━━ DATA LINES
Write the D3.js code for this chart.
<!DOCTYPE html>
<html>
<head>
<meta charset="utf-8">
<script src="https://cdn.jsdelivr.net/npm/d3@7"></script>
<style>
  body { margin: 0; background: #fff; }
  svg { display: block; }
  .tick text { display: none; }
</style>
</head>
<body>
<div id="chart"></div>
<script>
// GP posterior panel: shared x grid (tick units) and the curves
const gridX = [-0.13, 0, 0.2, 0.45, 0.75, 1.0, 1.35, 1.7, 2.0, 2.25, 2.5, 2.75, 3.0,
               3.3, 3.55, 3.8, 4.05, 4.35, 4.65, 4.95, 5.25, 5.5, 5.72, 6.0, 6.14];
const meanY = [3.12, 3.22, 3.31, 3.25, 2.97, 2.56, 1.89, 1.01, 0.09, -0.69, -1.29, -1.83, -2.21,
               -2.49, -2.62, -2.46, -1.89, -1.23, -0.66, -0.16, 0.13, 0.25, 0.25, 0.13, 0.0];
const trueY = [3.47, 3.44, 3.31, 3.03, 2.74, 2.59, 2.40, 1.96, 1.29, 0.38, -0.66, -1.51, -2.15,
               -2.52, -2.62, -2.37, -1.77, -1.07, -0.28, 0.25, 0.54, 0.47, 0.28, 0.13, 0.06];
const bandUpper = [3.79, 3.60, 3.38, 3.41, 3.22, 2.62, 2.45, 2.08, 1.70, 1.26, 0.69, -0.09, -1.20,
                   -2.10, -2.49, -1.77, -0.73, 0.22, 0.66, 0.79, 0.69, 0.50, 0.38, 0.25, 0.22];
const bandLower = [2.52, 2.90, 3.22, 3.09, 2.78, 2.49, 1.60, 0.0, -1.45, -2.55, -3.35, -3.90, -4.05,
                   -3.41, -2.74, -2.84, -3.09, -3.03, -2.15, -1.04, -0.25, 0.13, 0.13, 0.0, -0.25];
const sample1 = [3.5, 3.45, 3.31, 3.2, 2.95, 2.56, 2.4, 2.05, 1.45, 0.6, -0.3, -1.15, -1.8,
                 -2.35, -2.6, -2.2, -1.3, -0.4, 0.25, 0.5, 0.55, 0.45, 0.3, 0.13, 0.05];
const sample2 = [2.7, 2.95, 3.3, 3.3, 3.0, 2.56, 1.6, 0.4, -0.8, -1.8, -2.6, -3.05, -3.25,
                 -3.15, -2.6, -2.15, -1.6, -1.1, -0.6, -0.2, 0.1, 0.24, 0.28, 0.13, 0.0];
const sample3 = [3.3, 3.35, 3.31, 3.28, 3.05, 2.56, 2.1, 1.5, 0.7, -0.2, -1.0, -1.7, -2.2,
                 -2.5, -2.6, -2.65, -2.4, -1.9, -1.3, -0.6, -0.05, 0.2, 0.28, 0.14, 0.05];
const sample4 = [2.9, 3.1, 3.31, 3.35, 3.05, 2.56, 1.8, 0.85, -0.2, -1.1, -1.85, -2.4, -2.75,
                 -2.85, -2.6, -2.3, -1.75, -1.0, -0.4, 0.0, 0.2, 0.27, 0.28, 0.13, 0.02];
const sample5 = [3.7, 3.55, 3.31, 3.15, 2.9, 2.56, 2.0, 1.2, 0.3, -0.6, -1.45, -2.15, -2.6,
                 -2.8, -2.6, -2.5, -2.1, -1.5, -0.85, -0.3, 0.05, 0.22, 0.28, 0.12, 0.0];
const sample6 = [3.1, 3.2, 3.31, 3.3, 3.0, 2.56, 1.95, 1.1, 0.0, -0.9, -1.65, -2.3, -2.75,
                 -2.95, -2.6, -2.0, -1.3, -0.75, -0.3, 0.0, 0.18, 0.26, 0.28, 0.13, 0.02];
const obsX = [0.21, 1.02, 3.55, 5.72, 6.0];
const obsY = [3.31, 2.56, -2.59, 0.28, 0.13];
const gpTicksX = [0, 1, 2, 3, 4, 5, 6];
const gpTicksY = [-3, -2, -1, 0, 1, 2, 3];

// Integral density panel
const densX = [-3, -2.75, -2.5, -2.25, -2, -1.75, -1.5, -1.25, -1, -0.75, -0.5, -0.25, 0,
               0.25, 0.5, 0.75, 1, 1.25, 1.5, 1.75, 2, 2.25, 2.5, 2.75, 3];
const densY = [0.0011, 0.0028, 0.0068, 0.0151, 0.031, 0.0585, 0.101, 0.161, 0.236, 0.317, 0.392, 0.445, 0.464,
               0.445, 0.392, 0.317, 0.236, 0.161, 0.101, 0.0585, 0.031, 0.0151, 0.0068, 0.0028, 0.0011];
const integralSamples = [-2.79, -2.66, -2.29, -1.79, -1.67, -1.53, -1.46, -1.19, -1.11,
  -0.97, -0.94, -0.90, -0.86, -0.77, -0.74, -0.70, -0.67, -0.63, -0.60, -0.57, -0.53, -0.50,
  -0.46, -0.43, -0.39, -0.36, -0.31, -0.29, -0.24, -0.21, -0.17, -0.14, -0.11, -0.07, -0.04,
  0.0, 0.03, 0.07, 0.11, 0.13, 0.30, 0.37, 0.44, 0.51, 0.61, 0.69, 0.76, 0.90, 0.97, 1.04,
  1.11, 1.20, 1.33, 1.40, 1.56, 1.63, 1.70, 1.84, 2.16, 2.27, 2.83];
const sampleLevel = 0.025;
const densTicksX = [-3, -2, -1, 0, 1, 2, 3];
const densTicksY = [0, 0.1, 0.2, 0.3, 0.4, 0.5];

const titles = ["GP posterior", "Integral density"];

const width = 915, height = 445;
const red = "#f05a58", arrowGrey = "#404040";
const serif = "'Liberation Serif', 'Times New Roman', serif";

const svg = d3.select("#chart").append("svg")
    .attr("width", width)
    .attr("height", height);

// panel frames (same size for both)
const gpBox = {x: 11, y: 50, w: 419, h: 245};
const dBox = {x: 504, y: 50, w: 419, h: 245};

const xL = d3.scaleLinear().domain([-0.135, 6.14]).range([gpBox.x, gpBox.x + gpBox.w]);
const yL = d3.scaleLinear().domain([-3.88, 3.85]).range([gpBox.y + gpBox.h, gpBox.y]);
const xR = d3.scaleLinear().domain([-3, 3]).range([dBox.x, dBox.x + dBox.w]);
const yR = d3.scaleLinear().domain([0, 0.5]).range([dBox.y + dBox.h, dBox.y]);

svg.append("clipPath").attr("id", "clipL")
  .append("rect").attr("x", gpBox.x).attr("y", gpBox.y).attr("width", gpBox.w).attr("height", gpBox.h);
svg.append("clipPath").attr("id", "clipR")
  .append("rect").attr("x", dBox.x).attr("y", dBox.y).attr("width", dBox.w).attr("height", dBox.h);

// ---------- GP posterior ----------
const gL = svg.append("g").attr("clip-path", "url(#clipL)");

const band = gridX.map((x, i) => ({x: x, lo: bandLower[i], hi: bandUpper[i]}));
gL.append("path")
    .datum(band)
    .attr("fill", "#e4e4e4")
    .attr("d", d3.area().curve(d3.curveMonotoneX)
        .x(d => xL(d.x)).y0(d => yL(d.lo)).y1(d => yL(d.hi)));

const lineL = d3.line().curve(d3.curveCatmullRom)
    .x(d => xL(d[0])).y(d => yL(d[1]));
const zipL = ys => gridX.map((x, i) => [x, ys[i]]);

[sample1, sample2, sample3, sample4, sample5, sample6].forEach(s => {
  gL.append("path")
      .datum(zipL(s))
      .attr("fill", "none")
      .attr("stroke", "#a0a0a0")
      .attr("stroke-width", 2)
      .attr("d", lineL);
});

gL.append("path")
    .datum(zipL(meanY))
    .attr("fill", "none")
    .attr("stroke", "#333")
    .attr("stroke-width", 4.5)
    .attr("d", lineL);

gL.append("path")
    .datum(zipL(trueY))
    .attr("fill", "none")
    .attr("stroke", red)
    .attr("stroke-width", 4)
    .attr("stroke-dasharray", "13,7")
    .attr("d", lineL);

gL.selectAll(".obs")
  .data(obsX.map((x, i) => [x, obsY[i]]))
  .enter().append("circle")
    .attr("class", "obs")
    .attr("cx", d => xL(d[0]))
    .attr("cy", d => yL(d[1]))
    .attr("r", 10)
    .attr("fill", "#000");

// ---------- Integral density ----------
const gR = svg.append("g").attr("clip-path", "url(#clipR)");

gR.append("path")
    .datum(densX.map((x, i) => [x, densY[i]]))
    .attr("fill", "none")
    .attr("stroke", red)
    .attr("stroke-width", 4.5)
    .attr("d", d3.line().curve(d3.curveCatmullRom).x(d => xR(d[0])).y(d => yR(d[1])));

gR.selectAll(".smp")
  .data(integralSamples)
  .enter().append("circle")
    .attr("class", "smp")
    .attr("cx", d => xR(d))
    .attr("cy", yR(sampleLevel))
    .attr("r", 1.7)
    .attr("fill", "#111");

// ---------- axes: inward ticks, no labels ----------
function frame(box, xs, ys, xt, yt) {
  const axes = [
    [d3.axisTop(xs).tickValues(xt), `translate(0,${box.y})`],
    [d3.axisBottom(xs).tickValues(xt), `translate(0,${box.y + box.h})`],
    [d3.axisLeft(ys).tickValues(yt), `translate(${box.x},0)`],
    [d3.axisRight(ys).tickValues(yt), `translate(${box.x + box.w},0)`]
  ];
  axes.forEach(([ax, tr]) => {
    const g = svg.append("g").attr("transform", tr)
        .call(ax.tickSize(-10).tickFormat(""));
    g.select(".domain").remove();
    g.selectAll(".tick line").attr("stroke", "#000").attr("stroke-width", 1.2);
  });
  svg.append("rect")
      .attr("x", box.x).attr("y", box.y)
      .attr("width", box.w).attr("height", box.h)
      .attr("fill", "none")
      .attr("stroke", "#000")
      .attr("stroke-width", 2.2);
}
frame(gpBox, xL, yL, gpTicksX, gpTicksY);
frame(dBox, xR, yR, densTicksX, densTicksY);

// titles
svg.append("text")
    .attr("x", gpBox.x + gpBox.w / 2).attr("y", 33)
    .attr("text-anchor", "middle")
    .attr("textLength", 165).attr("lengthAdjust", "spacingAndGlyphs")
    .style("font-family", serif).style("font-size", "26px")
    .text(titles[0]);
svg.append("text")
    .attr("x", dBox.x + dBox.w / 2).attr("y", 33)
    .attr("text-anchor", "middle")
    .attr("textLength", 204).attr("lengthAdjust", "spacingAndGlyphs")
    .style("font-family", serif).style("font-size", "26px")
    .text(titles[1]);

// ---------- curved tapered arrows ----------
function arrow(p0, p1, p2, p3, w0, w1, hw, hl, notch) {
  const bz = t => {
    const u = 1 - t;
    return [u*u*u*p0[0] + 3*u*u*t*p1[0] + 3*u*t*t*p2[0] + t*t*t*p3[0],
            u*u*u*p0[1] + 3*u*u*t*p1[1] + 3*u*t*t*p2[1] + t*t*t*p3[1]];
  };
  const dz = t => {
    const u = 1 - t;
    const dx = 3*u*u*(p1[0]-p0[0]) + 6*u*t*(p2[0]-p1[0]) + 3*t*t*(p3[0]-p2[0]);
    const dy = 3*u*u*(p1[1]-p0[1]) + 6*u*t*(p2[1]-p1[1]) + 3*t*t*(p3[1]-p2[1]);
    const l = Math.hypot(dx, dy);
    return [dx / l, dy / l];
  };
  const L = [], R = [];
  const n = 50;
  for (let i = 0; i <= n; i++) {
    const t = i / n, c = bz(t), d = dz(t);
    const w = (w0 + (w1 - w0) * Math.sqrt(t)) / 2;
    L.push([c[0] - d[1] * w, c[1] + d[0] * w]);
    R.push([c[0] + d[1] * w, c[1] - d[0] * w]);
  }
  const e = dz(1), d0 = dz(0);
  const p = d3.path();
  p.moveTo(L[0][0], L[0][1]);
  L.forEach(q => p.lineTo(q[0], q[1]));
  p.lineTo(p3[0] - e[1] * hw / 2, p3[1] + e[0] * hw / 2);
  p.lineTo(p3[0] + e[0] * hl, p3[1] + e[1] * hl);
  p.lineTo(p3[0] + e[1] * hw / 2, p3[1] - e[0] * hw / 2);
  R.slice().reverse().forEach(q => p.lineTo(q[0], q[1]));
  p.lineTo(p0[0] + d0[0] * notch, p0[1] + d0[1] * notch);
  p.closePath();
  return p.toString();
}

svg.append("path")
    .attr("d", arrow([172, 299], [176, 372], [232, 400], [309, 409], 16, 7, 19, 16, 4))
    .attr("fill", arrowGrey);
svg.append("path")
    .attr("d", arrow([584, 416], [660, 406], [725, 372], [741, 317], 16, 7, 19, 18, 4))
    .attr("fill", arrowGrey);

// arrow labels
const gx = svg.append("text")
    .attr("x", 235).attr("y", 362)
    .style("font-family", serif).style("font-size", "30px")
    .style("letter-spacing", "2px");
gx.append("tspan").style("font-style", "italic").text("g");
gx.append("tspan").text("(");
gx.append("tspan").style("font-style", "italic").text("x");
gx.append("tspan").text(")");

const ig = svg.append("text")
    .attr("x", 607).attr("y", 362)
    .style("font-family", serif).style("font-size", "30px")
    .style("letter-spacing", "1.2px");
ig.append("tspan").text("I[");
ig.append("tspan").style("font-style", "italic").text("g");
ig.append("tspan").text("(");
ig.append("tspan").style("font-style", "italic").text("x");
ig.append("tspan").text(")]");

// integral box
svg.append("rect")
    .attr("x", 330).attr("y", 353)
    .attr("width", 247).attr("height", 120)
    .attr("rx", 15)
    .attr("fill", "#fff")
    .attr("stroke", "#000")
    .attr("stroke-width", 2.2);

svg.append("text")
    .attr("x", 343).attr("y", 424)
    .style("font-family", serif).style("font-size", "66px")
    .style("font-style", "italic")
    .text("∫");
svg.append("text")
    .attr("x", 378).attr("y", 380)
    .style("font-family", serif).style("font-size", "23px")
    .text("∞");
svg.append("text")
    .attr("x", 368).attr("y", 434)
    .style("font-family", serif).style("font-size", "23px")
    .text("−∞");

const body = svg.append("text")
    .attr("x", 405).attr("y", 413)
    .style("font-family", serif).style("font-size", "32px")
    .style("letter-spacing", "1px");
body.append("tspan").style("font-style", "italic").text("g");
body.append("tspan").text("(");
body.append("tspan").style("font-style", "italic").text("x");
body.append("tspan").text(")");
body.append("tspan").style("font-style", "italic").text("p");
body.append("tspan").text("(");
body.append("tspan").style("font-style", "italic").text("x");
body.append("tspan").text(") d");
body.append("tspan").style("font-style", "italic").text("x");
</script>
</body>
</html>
━━━━
Copy out every line from the data above that has "chart" in it.

Write the D3.js code for this chart.
<div id="chart"></div>
const svg = d3.select("#chart").append("svg")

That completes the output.